The exercise: Output every line exactly as written. Leave out pictures.
---*---
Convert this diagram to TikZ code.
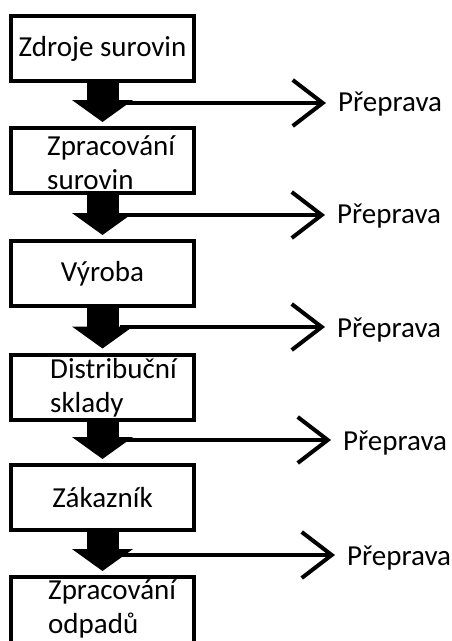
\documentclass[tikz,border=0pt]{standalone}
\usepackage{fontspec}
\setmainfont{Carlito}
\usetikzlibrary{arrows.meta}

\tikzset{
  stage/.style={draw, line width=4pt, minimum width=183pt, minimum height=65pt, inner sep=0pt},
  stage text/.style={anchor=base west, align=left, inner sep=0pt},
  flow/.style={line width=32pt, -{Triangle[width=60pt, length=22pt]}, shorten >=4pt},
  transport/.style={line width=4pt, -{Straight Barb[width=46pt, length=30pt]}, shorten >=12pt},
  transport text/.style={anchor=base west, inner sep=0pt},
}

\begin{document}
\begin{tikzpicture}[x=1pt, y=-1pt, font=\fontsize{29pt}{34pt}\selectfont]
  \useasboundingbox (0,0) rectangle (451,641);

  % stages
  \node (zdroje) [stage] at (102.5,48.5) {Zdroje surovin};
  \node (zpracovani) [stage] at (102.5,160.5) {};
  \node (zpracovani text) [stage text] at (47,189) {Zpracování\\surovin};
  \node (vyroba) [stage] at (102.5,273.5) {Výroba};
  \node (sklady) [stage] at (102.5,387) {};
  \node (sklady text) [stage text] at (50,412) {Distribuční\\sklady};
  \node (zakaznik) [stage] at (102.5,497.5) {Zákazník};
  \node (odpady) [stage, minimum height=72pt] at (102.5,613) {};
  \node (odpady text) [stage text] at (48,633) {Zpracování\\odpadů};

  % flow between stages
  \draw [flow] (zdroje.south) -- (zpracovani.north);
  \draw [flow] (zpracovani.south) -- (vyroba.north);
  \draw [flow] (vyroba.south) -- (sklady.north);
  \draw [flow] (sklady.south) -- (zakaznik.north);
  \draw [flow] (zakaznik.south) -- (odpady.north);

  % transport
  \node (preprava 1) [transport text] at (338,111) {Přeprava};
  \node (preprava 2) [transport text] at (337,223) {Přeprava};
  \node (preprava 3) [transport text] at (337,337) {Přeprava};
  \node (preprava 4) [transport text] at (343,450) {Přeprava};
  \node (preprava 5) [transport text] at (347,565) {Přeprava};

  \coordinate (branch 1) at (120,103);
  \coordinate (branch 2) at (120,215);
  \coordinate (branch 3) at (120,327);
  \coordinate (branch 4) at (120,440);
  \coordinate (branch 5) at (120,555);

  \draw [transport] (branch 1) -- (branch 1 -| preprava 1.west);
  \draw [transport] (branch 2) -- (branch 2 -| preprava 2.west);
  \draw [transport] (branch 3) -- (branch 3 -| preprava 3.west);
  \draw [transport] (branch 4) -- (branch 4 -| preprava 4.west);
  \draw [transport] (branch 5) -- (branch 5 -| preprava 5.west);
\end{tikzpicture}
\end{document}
---*---
Written response:
Convert this diagram to TikZ code.
\documentclass[tikz,border=0pt]{standalone}
\usepackage{fontspec}
\setmainfont{Carlito}
\usetikzlibrary{arrows.meta}

\tikzset{
  stage/.style={draw, line width=4pt, minimum width=183pt, minimum height=65pt, inner sep=0pt},
  stage text/.style={anchor=base west, align=left, inner sep=0pt},
  flow/.style={line width=32pt, -{Triangle[width=60pt, length=22pt]}, shorten >=4pt},
  transport/.style={line width=4pt, -{Straight Barb[width=46pt, length=30pt]}, shorten >=12pt},
  transport text/.style={anchor=base west, inner sep=0pt},
}

\begin{document}
\begin{tikzpicture}[x=1pt, y=-1pt, font=\fontsize{29pt}{34pt}\selectfont]
  \useasboundingbox (0,0) rectangle (451,641);

  % stages
  \node (zdroje) [stage] at (102.5,48.5) {Zdroje surovin};
  \node (zpracovani) [stage] at (102.5,160.5) {};
  \node (zpracovani text) [stage text] at (47,189) {Zpracování\\surovin};
  \node (vyroba) [stage] at (102.5,273.5) {Výroba};
  \node (sklady) [stage] at (102.5,387) {};
  \node (sklady text) [stage text] at (50,412) {Distribuční\\sklady};
  \node (zakaznik) [stage] at (102.5,497.5) {Zákazník};
  \node (odpady) [stage, minimum height=72pt] at (102.5,613) {};
  \node (odpady text) [stage text] at (48,633) {Zpracování\\odpadů};

  % flow between stages
  \draw [flow] (zdroje.south) -- (zpracovani.north);
  \draw [flow] (zpracovani.south) -- (vyroba.north);
  \draw [flow] (vyroba.south) -- (sklady.north);
  \draw [flow] (sklady.south) -- (zakaznik.north);
  \draw [flow] (zakaznik.south) -- (odpady.north);

  % transport
  \node (preprava 1) [transport text] at (338,111) {Přeprava};
  \node (preprava 2) [transport text] at (337,223) {Přeprava};
  \node (preprava 3) [transport text] at (337,337) {Přeprava};
  \node (preprava 4) [transport text] at (343,450) {Přeprava};
  \node (preprava 5) [transport text] at (347,565) {Přeprava};

  \coordinate (branch 1) at (120,103);
  \coordinate (branch 2) at (120,215);
  \coordinate (branch 3) at (120,327);
  \coordinate (branch 4) at (120,440);
  \coordinate (branch 5) at (120,555);

  \draw [transport] (branch 1) -- (branch 1 -| preprava 1.west);
  \draw [transport] (branch 2) -- (branch 2 -| preprava 2.west);
  \draw [transport] (branch 3) -- (branch 3 -| preprava 3.west);
  \draw [transport] (branch 4) -- (branch 4 -| preprava 4.west);
  \draw [transport] (branch 5) -- (branch 5 -| preprava 5.west);
\end{tikzpicture}
\end{document}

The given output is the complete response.